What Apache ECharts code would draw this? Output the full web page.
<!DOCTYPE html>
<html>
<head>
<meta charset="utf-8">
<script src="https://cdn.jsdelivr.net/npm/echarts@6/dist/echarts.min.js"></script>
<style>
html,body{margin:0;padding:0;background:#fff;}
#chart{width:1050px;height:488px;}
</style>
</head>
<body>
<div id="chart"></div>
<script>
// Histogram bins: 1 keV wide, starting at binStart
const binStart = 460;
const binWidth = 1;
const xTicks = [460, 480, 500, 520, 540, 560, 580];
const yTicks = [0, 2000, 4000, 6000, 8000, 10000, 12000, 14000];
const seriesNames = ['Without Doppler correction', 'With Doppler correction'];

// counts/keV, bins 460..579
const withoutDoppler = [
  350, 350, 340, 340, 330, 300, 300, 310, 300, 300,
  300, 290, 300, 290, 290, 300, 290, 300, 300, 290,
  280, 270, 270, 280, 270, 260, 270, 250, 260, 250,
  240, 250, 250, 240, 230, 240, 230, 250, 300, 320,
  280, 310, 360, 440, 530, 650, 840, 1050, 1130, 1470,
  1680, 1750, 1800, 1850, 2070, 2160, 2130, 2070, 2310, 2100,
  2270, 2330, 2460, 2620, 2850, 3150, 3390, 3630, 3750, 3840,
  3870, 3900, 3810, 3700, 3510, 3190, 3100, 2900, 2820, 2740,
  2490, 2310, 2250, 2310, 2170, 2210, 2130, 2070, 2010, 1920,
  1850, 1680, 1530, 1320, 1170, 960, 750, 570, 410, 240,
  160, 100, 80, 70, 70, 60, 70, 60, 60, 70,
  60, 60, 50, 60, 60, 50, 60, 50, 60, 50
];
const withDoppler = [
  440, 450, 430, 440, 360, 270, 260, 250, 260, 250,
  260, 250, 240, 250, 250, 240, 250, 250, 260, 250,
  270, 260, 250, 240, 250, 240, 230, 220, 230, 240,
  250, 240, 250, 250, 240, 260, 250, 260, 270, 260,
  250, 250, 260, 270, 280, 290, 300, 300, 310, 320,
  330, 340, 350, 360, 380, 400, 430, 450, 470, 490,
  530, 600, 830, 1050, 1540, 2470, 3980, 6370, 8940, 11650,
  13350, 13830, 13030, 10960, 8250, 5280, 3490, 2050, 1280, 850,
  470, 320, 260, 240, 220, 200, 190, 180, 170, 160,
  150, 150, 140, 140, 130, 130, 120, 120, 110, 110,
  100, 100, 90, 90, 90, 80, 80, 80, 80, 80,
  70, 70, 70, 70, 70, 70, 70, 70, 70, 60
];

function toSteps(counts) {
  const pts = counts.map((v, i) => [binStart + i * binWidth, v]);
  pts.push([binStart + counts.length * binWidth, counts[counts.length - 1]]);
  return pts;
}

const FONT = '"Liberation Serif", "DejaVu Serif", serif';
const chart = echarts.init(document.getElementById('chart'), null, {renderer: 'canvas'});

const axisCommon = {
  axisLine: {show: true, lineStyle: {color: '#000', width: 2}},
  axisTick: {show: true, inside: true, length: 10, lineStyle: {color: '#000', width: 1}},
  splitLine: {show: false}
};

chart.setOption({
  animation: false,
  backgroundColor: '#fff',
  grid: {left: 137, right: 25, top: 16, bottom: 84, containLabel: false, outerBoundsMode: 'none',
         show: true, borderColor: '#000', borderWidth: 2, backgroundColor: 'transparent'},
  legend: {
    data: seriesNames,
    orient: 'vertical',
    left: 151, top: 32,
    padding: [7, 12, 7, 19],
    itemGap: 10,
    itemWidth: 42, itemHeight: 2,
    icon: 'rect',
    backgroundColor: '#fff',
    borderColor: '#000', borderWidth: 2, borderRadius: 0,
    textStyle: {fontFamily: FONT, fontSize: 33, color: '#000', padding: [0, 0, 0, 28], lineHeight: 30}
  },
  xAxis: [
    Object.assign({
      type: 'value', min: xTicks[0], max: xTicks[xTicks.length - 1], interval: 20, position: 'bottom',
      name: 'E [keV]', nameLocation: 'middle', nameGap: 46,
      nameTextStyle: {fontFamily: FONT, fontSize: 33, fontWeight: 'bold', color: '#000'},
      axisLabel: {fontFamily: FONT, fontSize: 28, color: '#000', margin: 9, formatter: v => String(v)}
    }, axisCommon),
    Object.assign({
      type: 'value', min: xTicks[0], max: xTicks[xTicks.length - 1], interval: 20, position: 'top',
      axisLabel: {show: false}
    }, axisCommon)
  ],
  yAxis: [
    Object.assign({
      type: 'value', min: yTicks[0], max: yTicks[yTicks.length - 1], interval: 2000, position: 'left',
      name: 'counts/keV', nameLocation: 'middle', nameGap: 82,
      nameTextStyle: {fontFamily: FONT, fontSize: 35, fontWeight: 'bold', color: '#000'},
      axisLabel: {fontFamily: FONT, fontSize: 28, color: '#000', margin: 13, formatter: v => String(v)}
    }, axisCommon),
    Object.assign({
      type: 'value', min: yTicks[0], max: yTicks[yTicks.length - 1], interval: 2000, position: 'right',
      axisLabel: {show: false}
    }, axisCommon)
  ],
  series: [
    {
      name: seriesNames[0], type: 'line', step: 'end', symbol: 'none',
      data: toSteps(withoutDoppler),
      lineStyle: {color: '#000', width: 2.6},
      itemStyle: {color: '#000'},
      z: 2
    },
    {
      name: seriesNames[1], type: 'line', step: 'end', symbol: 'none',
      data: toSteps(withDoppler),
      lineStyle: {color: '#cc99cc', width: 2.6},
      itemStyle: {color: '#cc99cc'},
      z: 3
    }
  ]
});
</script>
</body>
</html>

Prompt
Return only the lines from the beginning of the material up to and including the line with "const seriesNames = ['Without", exactly as written.

Exercise output
What Apache ECharts code would draw this? Output the full web page.
<!DOCTYPE html>
<html>
<head>
<meta charset="utf-8">
<script src="https://cdn.jsdelivr.net/npm/echarts@6/dist/echarts.min.js"></script>
<style>
html,body{margin:0;padding:0;background:#fff;}
#chart{width:1050px;height:488px;}
</style>
</head>
<body>
<div id="chart"></div>
<script>
// Histogram bins: 1 keV wide, starting at binStart
const binStart = 460;
const binWidth = 1;
const xTicks = [460, 480, 500, 520, 540, 560, 580];
const yTicks = [0, 2000, 4000, 6000, 8000, 10000, 12000, 14000];
const seriesNames = ['Without Doppler correction', 'With Doppler correction'];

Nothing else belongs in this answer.